Future of old jail property remains uncertain
ESCANABA — The future of the former jail and Delta County Chamber of Commerce properties remained uncertain Thursday, after three development groups decided to join forces in an attempt to keep local control and the city’s mayor declared the adhoc committee established to research development proposals a failure.
“I don’t know how to put this. I’m not afraid to admit this that that committee was an absolute, complete failure,” Mayor Mark Ammel told the council Thursday.
Many of the issues related to the committee stemmed from confusion about the role or necessity of the committee in the first place. According to the original request for quote, the applicants were to be reviewed by City Manager Patrick Jordan, who was then to present the information and a recommendation to the council. Instead, an adhoc committee was formed to review the potential developers, a special meeting to hear from the developers was held and a public survey was issued.
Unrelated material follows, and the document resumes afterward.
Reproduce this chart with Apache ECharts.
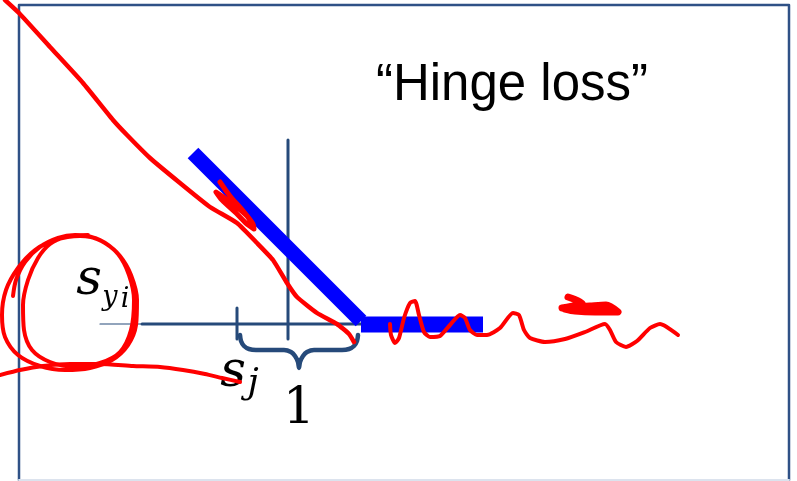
<!DOCTYPE html>
<html>
<head>
<meta charset="utf-8">
<script src="https://cdn.jsdelivr.net/npm/echarts@6/dist/echarts.min.js"></script>
<style>
  html, body { margin: 0; padding: 0; background: #fff; }
  #chart { width: 797px; height: 481px; }
</style>
</head>
<body>
<div id="chart"></div>
<script>
// all points are in slide coordinates (x right, y down)
const frameDark = [[19, 480], [19, 5], [789, 5], [789, 480]];
const frameBottom = [[19, 480], [789, 480]];

const axisThin = [[100, 324], [142, 324]];
const axisH = [[142, 324], [362, 324]];
const axisV = [[288, 140], [288, 339]];
const tickSj = [[237, 308], [237, 339]];

const hingeSlope = [[193, 153], [361, 321]];
const hingeFlat = [[361, 324.5], [483, 324.5]];

const brace = [
  [240, 335], [241, 341], [244, 346], [249, 349], [256, 350], [284, 350],
  [291, 352], [295, 356], [298, 362], [299, 368], [300, 362], [303, 356],
  [307, 352], [314, 350], [342, 350], [349, 349], [354, 346], [357, 341], [358, 335]
];

// red pen annotations
const penLong = [
  [5, 0], [19, 13], [50, 47], [83, 83], [113, 120], [127, 135], [150, 158],
  [180, 183], [210, 207], [237, 223], [257, 243], [273, 260], [287, 283],
  [297, 297], [317, 313], [337, 324], [349, 334], [354, 342]
];
const penBlob = [
  [220, 182], [230, 196], [244, 212], [253, 224], [254, 229], [248, 225],
  [236, 213], [222, 200], [216, 192], [222, 196], [234, 205], [247, 216], [253, 226]
];
const penCircle = [
  [13, 296], [16, 280], [25, 262], [40, 247], [58, 238], [75, 235], [88, 236],
  [105, 243], [120, 256], [131, 275], [137, 300], [136, 325], [128, 345],
  [112, 360], [90, 368], [65, 370], [40, 366], [18, 355], [5, 337], [2, 315],
  [6, 290], [18, 268], [35, 250], [55, 240], [80, 236], [100, 240], [118, 254],
  [129, 275], [134, 300], [131, 330], [120, 352], [100, 363], [75, 367],
  [50, 362], [32, 350], [24, 330], [23, 305], [28, 280], [38, 258], [50, 244],
  [65, 237], [88, 235]
];
const penTail = [
  [0, 375], [20, 370], [43, 366], [70, 364], [100, 364], [133, 366], [160, 367],
  [183, 370], [205, 374], [222, 378], [240, 382]
];
const penWave = [
  [390, 324], [391, 335], [395, 343], [399, 338], [404, 318], [410, 303],
  [415, 301], [419, 315], [424, 332], [430, 337], [440, 336], [450, 325],
  [460, 315], [465, 318], [470, 330], [477, 335], [487, 335], [500, 328],
  [513, 313], [519, 315], [524, 330], [530, 338], [545, 342], [565, 339],
  [585, 332], [605, 324], [610, 330], [616, 342], [626, 347], [637, 341],
  [650, 328], [660, 324], [678, 335]
];
const penDash = [
  [568, 297], [582, 303], [562, 308], [590, 306], [606, 305], [618, 312],
  [595, 312], [575, 311], [565, 309]
];

// text labels: [x, y, text]
const titleText = [[512, 86, '\u201cHinge loss\u201d']];
const mathS = [[89, 281, 's'], [233, 373, 's']];
const mathSub = [[110, 298, 'y'], [125, 300, 'i']];
const mathJ = [[253, 384, 'j']];
const mathOne = [[299, 410, '1']];

const navy = '#264a7a';
const blue = '#0000ff';
const red = '#ff0000';

function stroke(data, color, width, smooth, z, cap) {
  return {
    type: 'line', data: data, showSymbol: false, smooth: smooth || false,
    lineStyle: { color: color, width: width, cap: cap || 'round', join: 'round' },
    silent: true, animation: false, z: z || 2
  };
}

function labels(data, font, z) {
  return {
    type: 'scatter', symbolSize: 0, silent: true, animation: false, z: z || 3,
    itemStyle: { opacity: 1 },
    data: data.map(d => ({ value: [d[0], d[1]], name: d[2] })),
    label: Object.assign({
      show: true, position: 'inside', align: 'center', verticalAlign: 'middle',
      color: '#000', opacity: 1, formatter: p => p.name
    }, font)
  };
}

const chart = echarts.init(document.getElementById('chart'), null, { renderer: 'canvas' });

chart.setOption({
  backgroundColor: '#fff',
  animation: false,
  grid: { left: 0, top: 0, right: 0, bottom: 0 },
  xAxis: { type: 'value', min: 0, max: 797, show: false },
  yAxis: { type: 'value', min: 0, max: 481, inverse: true, show: false },
  series: [
    stroke(frameDark, '#2f5186', 2.5),
    stroke(frameBottom, '#dce3ee', 2),
    stroke(axisThin, navy, 1.2),
    stroke(axisH, navy, 3),
    stroke(axisV, navy, 3),
    stroke(tickSj, navy, 3),
    stroke(brace, navy, 4.5, 0.3),
    stroke(hingeSlope, blue, 15, false, 4, 'butt'),
    stroke(hingeFlat, blue, 16, false, 4, 'butt'),
    labels(titleText, { fontFamily: 'Liberation Sans', fontSize: 51 }),
    labels(mathS, { fontFamily: 'DejaVu Serif', fontStyle: 'italic', fontSize: 50 }),
    labels(mathSub, { fontFamily: 'DejaVu Serif', fontStyle: 'italic', fontSize: 27 }),
    labels(mathJ, { fontFamily: 'DejaVu Serif', fontStyle: 'italic', fontSize: 36 }),
    labels(mathOne, { fontFamily: 'DejaVu Serif', fontSize: 50 }),
    stroke(penLong, red, 4.5, 0.15, 6),
    stroke(penBlob, red, 5, 0.3, 6),
    stroke(penCircle, red, 4, 0.3, 6),
    stroke(penTail, red, 4, 0.2, 6),
    stroke(penWave, red, 4, 0.2, 6),
    stroke(penDash, red, 7, 0.3, 6)
  ]
});
</script>
</body>
</html>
The committee members had already completed a blind rubric scoring the developers before the issue with the RFQ was discovered.
“We abandoned our ability to vote. So everything that we scored, we all agreed was absolutely irrelevant. This recommendation comes strictly from Mr. Jordan himself. The committee was an abject failure,” said Ammel.
Jordan’s recommendation Thursday was to award the sites to the Red Deer Lodge Development Team — the only developer interested in the site from Lower Michigan — which aims to construct a Home2 hotel by Hilton on the jail site and a mixed-use development composed of condos and retail spaces on the site of the former Chamber building.
Jordan’s decision to recommend Red Deer Lodge was consistent with the scoring from the adhoc committee, which ranked the project the highest. However, he took heat from the council for the decision after stating he had a partial committee formed prior to the election of the current city council and the adhoc committee established by Ammel.
“I don’t arrive at a decision like this in a vacuum. I’ve spent years doing this work, educating myself in this work and the committee, initially, was a committee of a few people that I had kind of assembled and then the election took place and you came here and I asked you to go ahead and do that,” Jordan told Ammel.
Jordan later reframed the committee as “a discussion in the hallway about how do we arrive at a group of people to review” potential developers.
While Jordan argued during his recommendation that the Red Deer Lodge Development Team was an experienced developer and awarding them the project an opportunity to how developers from outside the area that Escanaba was an attractive spot to do business, the idea of a developer that wasn’t local drew ire from some in attendance — including the three other developers seeking the properties.
“The North Shore Marine Terminal, the North Shore Flats and the Terrace Bay Hotel have come to an agreement which allows each of us to accomplish the most important parts of our individual proposals and keep this downtown development project local,” said Jarred Drown, of the Terrace Bay Hotel, who spoke during public comment with representatives from the other development groups standing with him.
Drown stressed the group’s proposals were not new, but copies of the group’s new plans being distributed show each of the developers have scaled back their projects significantly to share the space. The Terrace Bay Hotel has scrapped plans for a second hotel on the Chamber site, but maintained plans for a dinner cruise ship and a Hampton Inn on the site of the former jail. The Chamber property has been claimed by Northshore Flats for the creation of a mixed-use and condominium development, but the developer has eliminated a planned condominium complex on the jail site. North Shore Marine claimed the shoreline, consistent with its original plan to expand its ship repair operation, and has guaranteed a public access path that would cross part of its existing property.
Giving the property to the local developers, however, raised issues of its own. Whether or not the city could legally “move the goal post” by considering a new development this late in the process was a concern, and Escanaba does not currently have a city attorney to consult for clarification.
Council Member Tyler DuBord raised concerns that making any decisions on the properties would be premature without legal counsel and felt it was necessary to at least consider the surveys filled out by more than 1,100 residents. According to those surveys, residents preferred the original plan submitted by the Terrace Bay Hotel. The new joint plan was not considered in the survey.
“You’re jumping the gun. We’re moving too fast. We have to make the best decision for the community, for Escanaba. I do not want to see another Proxima. I do not want to see another dead property sitting there for how many years before something is done and empty promises,” he said, before moving to postpone awarding any developer the properties.
No date was set to revisit the issue, but DuBord suggested the county ask the county prosecutor to serve as legal counsel as the city moves forward.